-- begin Dataset records --
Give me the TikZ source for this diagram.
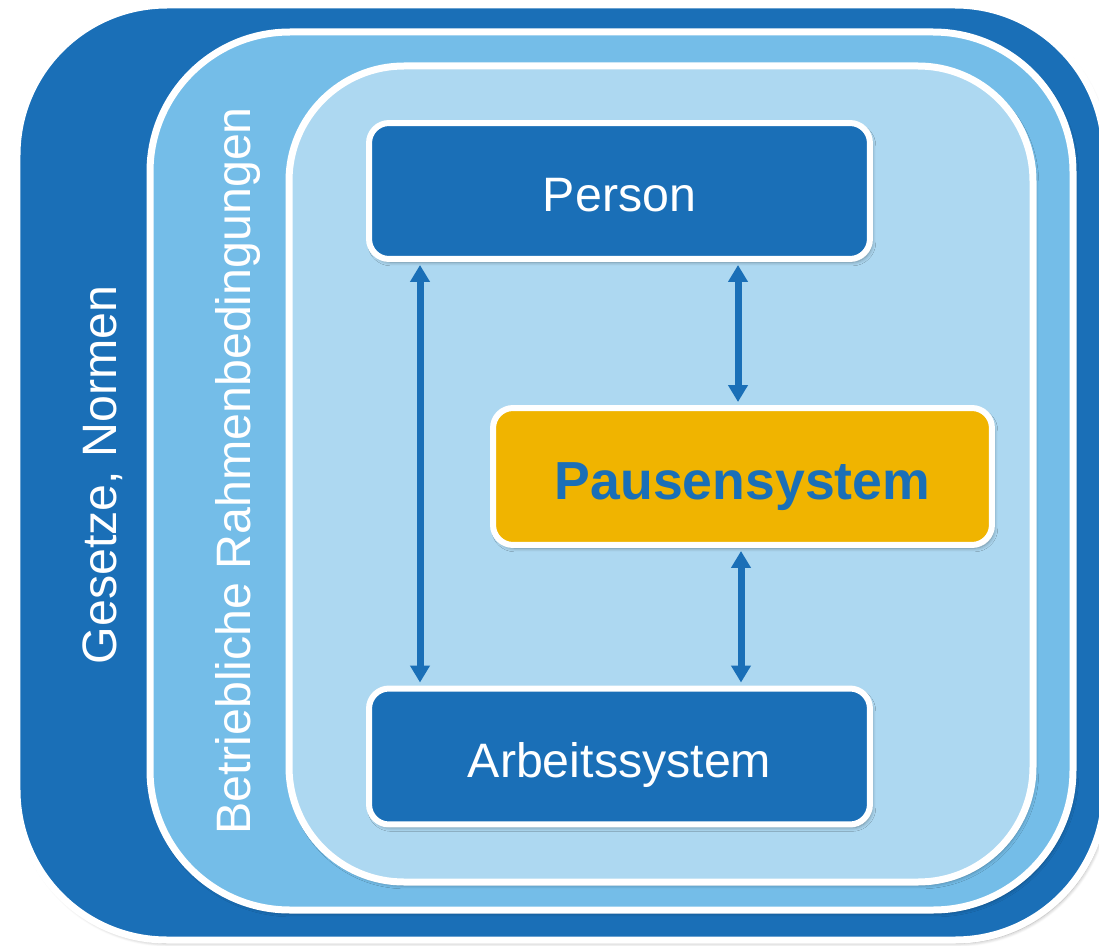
\documentclass[tikz,border=0pt]{standalone}
\usepackage{fontspec}
\setmainfont{Liberation Sans}
\usetikzlibrary{arrows.meta,shadows.blur}
\definecolor{darkblue}{RGB}{26,111,183}
\definecolor{midblue}{RGB}{116,189,232}
\definecolor{paleblue}{RGB}{173,216,241}
\definecolor{gold}{RGB}{240,180,0}

\begin{document}
\begin{tikzpicture}[x=0.02cm, y=-0.02cm,
	soft/.style={blur shadow={shadow blur steps=6, shadow xshift=1.2pt, shadow yshift=-1.8pt, shadow opacity=35}},
	frame/.style={draw=white, line width=0.14cm, soft},
	label/.style={text=white, font=\fontsize{27.5}{31}\selectfont},
	box/.style={draw=white, line width=0.12cm, rounded corners=0.4cm, fill=darkblue, text=white,
		minimum width=10.02cm, minimum height=2.72cm, font=\fontsize{27.5}{31}\selectfont,
		text height=0.83cm, text depth=0pt, soft},
	link/.style={darkblue, line width=0.14cm, {Triangle[length=0.34cm,width=0.38cm]}-{Triangle[length=0.34cm,width=0.38cm]},
		shorten <=0.06cm, shorten >=0.06cm}]
	\useasboundingbox (0,0) rectangle (1099,946);
	% nested frames
	\draw [frame, fill=darkblue, rounded corners=3cm] (17,5) rectangle (1105,940);
	\draw [frame, fill=midblue, rounded corners=2.8cm] (150,32) rectangle (1073,910);
	\draw [frame, fill=paleblue, rounded corners=2.3cm] (289,66) rectangle (1033,882);
	\node [label, rotate=90] (laws) at (103,475) {Gesetze, Normen};
	\node [label, rotate=90] (company) at (238,471) {Betriebliche Rahmenbedingungen};
	% boxes
	\node [box] (person) at (619.5,191) {Person};
	\node [box, fill=gold, text=darkblue, font=\bfseries\fontsize{30.5}{34}\selectfont, text height=0.91cm,
		minimum width=9.98cm, minimum height=2.74cm] (pause) at (742.5,476.5) {Pausensystem};
	\node [box] (work) at (619.5,756.5) {Arbeitssystem};
	% links
	\coordinate (leftx) at (420,0);
	\coordinate (upperx) at (738,0);
	\coordinate (lowerx) at (741,0);
	\draw [link] (person.south -| leftx) -- (work.north -| leftx);
	\draw [link] (person.south -| upperx) -- (pause.north -| upperx);
	\draw [link] (pause.south -| lowerx) -- (work.north -| lowerx);
\end{tikzpicture}
\end{document}
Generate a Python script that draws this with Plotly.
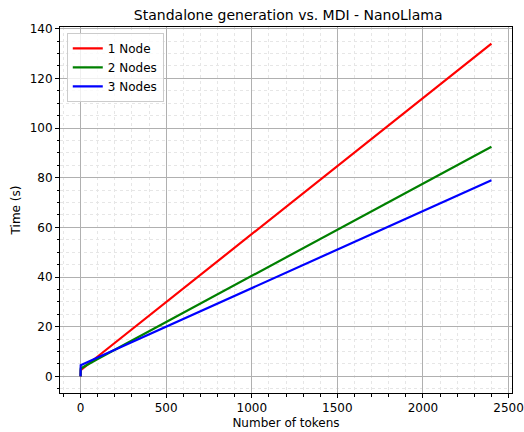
import plotly.graph_objects as go

tokens = [0, 1, 100, 500, 1000, 1500, 2000, 2400]
node1 = [0, 2.5, 8.0, 29.9, 57.3, 84.6, 111.9, 134.0]
node2 = [0, 3.2, 7.0, 21.9, 40.5, 59.0, 77.6, 92.5]
node3 = [0, 4.5, 7.6, 20.0, 35.5, 51.0, 66.5, 79.0]

series = [("1 Node", node1, "#ff0000"), ("2 Nodes", node2, "#008000"), ("3 Nodes", node3, "#0000ff")]

fig = go.Figure()
for name, vals, col in series:
    fig.add_trace(go.Scatter(x=tokens, y=vals, mode="lines", name=name,
                             line=dict(color=col, width=2.2)))

font = "DejaVu Sans"
axis_common = dict(
    showline=True, linecolor="black", linewidth=1, mirror=True,
    ticks="outside", ticklen=4, tickwidth=1, tickcolor="black",
    showgrid=True, gridcolor="#b0b0b0", gridwidth=0.8,
    zeroline=False, automargin=False, ticklabeloverflow="allow",
    tickfont=dict(family=font, size=12, color="black"),
)
fig.update_xaxes(**axis_common, range=[-120, 2520], tickmode="linear", tick0=0, dtick=500,
                 minor=dict(ticks="outside", ticklen=2.5, tickcolor="black", dtick=100,
                            showgrid=True, gridcolor="#e6e6e6", griddash="dot", gridwidth=0.6),
                 title=dict(text="Number of tokens", font=dict(family=font, size=12, color="black"), standoff=4))
fig.update_yaxes(**axis_common, range=[-6.7, 140.7], tickmode="linear", tick0=0, dtick=20,
                 minor=dict(ticks="outside", ticklen=2.5, tickcolor="black", dtick=5,
                            showgrid=True, gridcolor="#e6e6e6", griddash="dot", gridwidth=0.6),
                 title=dict(text="Time (s)", font=dict(family=font, size=12, color="black"), standoff=6))

fig.update_layout(
    width=524, height=432,
    margin=dict(l=60, r=12, t=27, b=39),
    paper_bgcolor="white", plot_bgcolor="white",
    title=dict(text="Standalone generation vs. MDI - NanoLlama", x=0.55, xanchor="center",
               y=0.965, yanchor="middle", font=dict(family=font, size=14, color="black")),
    legend=dict(x=0.015, y=0.984, xanchor="left", yanchor="top",
                bgcolor="rgba(255,255,255,0.8)", bordercolor="#cccccc", borderwidth=1,
                font=dict(family=font, size=12, color="black"), tracegroupgap=0, itemwidth=30),
    showlegend=True,
)

fig.write_html("out.html", config={"displayModeBar": False},
               post_script="document.body.style.margin='0';document.body.style.overflow='hidden';")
-- end Dataset records --
Instructions to follow - Reproduce the full material exactly, excluding the pictures.

Problem solution -
Give me the TikZ source for this diagram.
\documentclass[tikz,border=0pt]{standalone}
\usepackage{fontspec}
\setmainfont{Liberation Sans}
\usetikzlibrary{arrows.meta,shadows.blur}
\definecolor{darkblue}{RGB}{26,111,183}
\definecolor{midblue}{RGB}{116,189,232}
\definecolor{paleblue}{RGB}{173,216,241}
\definecolor{gold}{RGB}{240,180,0}

\begin{document}
\begin{tikzpicture}[x=0.02cm, y=-0.02cm,
	soft/.style={blur shadow={shadow blur steps=6, shadow xshift=1.2pt, shadow yshift=-1.8pt, shadow opacity=35}},
	frame/.style={draw=white, line width=0.14cm, soft},
	label/.style={text=white, font=\fontsize{27.5}{31}\selectfont},
	box/.style={draw=white, line width=0.12cm, rounded corners=0.4cm, fill=darkblue, text=white,
		minimum width=10.02cm, minimum height=2.72cm, font=\fontsize{27.5}{31}\selectfont,
		text height=0.83cm, text depth=0pt, soft},
	link/.style={darkblue, line width=0.14cm, {Triangle[length=0.34cm,width=0.38cm]}-{Triangle[length=0.34cm,width=0.38cm]},
		shorten <=0.06cm, shorten >=0.06cm}]
	\useasboundingbox (0,0) rectangle (1099,946);
	% nested frames
	\draw [frame, fill=darkblue, rounded corners=3cm] (17,5) rectangle (1105,940);
	\draw [frame, fill=midblue, rounded corners=2.8cm] (150,32) rectangle (1073,910);
	\draw [frame, fill=paleblue, rounded corners=2.3cm] (289,66) rectangle (1033,882);
	\node [label, rotate=90] (laws) at (103,475) {Gesetze, Normen};
	\node [label, rotate=90] (company) at (238,471) {Betriebliche Rahmenbedingungen};
	% boxes
	\node [box] (person) at (619.5,191) {Person};
	\node [box, fill=gold, text=darkblue, font=\bfseries\fontsize{30.5}{34}\selectfont, text height=0.91cm,
		minimum width=9.98cm, minimum height=2.74cm] (pause) at (742.5,476.5) {Pausensystem};
	\node [box] (work) at (619.5,756.5) {Arbeitssystem};
	% links
	\coordinate (leftx) at (420,0);
	\coordinate (upperx) at (738,0);
	\coordinate (lowerx) at (741,0);
	\draw [link] (person.south -| leftx) -- (work.north -| leftx);
	\draw [link] (person.south -| upperx) -- (pause.north -| upperx);
	\draw [link] (pause.south -| lowerx) -- (work.north -| lowerx);
\end{tikzpicture}
\end{document}
Generate a Python script that draws this with Plotly.
import plotly.graph_objects as go

tokens = [0, 1, 100, 500, 1000, 1500, 2000, 2400]
node1 = [0, 2.5, 8.0, 29.9, 57.3, 84.6, 111.9, 134.0]
node2 = [0, 3.2, 7.0, 21.9, 40.5, 59.0, 77.6, 92.5]
node3 = [0, 4.5, 7.6, 20.0, 35.5, 51.0, 66.5, 79.0]

series = [("1 Node", node1, "#ff0000"), ("2 Nodes", node2, "#008000"), ("3 Nodes", node3, "#0000ff")]

fig = go.Figure()
for name, vals, col in series:
    fig.add_trace(go.Scatter(x=tokens, y=vals, mode="lines", name=name,
                             line=dict(color=col, width=2.2)))

font = "DejaVu Sans"
axis_common = dict(
    showline=True, linecolor="black", linewidth=1, mirror=True,
    ticks="outside", ticklen=4, tickwidth=1, tickcolor="black",
    showgrid=True, gridcolor="#b0b0b0", gridwidth=0.8,
    zeroline=False, automargin=False, ticklabeloverflow="allow",
    tickfont=dict(family=font, size=12, color="black"),
)
fig.update_xaxes(**axis_common, range=[-120, 2520], tickmode="linear", tick0=0, dtick=500,
                 minor=dict(ticks="outside", ticklen=2.5, tickcolor="black", dtick=100,
                            showgrid=True, gridcolor="#e6e6e6", griddash="dot", gridwidth=0.6),
                 title=dict(text="Number of tokens", font=dict(family=font, size=12, color="black"), standoff=4))
fig.update_yaxes(**axis_common, range=[-6.7, 140.7], tickmode="linear", tick0=0, dtick=20,
                 minor=dict(ticks="outside", ticklen=2.5, tickcolor="black", dtick=5,
                            showgrid=True, gridcolor="#e6e6e6", griddash="dot", gridwidth=0.6),
                 title=dict(text="Time (s)", font=dict(family=font, size=12, color="black"), standoff=6))

fig.update_layout(
    width=524, height=432,
    margin=dict(l=60, r=12, t=27, b=39),
    paper_bgcolor="white", plot_bgcolor="white",
    title=dict(text="Standalone generation vs. MDI - NanoLlama", x=0.55, xanchor="center",
               y=0.965, yanchor="middle", font=dict(family=font, size=14, color="black")),
    legend=dict(x=0.015, y=0.984, xanchor="left", yanchor="top",
                bgcolor="rgba(255,255,255,0.8)", bordercolor="#cccccc", borderwidth=1,
                font=dict(family=font, size=12, color="black"), tracegroupgap=0, itemwidth=30),
    showlegend=True,
)

fig.write_html("out.html", config={"displayModeBar": False},
               post_script="document.body.style.margin='0';document.body.style.overflow='hidden';")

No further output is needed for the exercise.